Так, болгарская команда под тогда еще не вызывавшей никаких ассоциаций аббревиатурой ФСБ («Формация Студио Балкантон») довольно близко к оригиналу перепевала текущий репертуар, а также переделывала под усредненный прог-рок конца 1970-х классику Саймона и Гарфанкела, The Beatles и других, к тому времени уже легендарных звезд.
Но и оригинальные записи пользовались спросом: Omega, Piramis, Edda Muvek котировались едва ли не наравне с полузапретными Pink Floyd и Uriah Heep, а пластинки были дефицитом не меньшим, чем австрийские сапоги или финский сервелат.
Попроще дело обстояло с поляками: в отличие от венгров они довольно активно ездили по СССР с гастролями, так что Чеслав Немен (на родине артист статуса почти космического, умершему в 2004 году певцу в стране установлены два памятника, а национальный банк Польши увековечил его память портретом на монете в два злотых), Czerwone Gitary и Skaldowie были знакомы советским любителям музыки не только по записям, но и, так сказать, в лицо.
Не меньшей популярностью пользовались и ГДР-овские Karat и Puhdys, по звучанию довольно вторичные, но вполне конкурировавшие с «фирмой», к тому же их пластинки выпускались по лицензии и «Мелодией». Увы, одна из самых оригинальных восточногерманских групп, «ново-волновая» Silly, осталась не особенно знакомой отечественным слушателям — во второй половине 1980-х к «союзникам» отношение было уже слегка ироничным, к тому же доступ к западному року стал значительно проще.
По тем же причинам прошла незамеченной в позднесоветский период и отличная венгерская команда Napoleon Boulevard, исполнявшая своеобразный микс электроники и фолка и ставшая у себя дома едва ли не самым успешным поп-проектом за всю историю социалистической Венгрии (более миллиона проданных альбомов за каких-то четыре года существования группы, фактически распавшейся в 1990 году).
«Отдельной песней» была рок-музыка из Югославии, до Советского Союза вообще особо не доходившая — и по цензурным соображениям (тамошним артистам сходили с рук немыслимые даже по меркам либеральной Венгрии вольности), и просто потому, что СФРЮ входила в СЭВ лишь как ассоциированный член, граждане страны могли свободно выезжать за рубеж, сохранялось частное предпринимательство, да и вообще социализм маршала Тито не совсем подходил под определение «барачный».
Возможно, именно поэтому на Балканах в 1970–1980-х годах появилось немало групп, которые достойно слушаются и сегодня. Можно упомянуть игравшую энергичный пост-панк в духе The Cure и Echo & the Bunnymen «Екатарину Велику» из Белграда, хорватскую Novi Fosili и, разумеется, сараевскую Bijelo Dugme, гитарист которой, Горан Брегович, прославился уже после распада группы (и Югославии) как кинокомпозитор.

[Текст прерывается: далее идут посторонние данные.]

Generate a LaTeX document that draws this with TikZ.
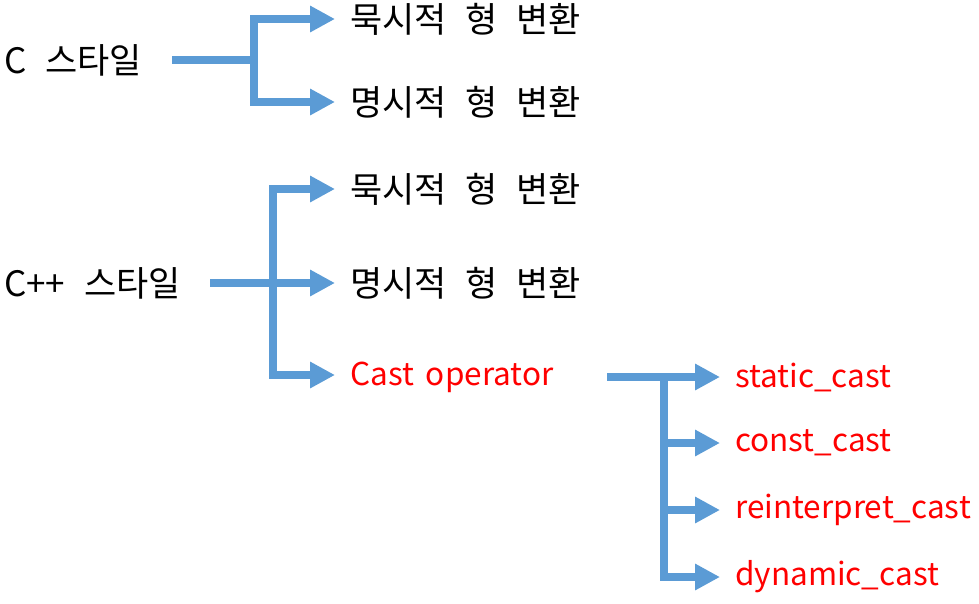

Но самой востребованной на Западе в итоге оказалась, строго говоря, не музыкальная группа, а иронично-авангардный арт-проект из Любляны под названием Laibach. Их альбомы с издевательскими «тоталитарными» версиями западных хитов (изедвка была, в первую очередь, над прямолинейной официальной пропагандой стран социализма — в этом смысле и Югославия не была исключением из общего правила) с середины 1980-х годов выпускал знаменитый британский лейбл Mute — «родина» Depeche Mode, Ника Кейва, Erasure и New Order.
Кстати, то ли по недосмотру цензуры, то ли по чьей-то хулиганской выходке люблянские насмешники в конце 1980-х были показаны даже в знаменитой «Утренней почте» у Юрия Николаева. Но это, впрочем, уже несколько другая история.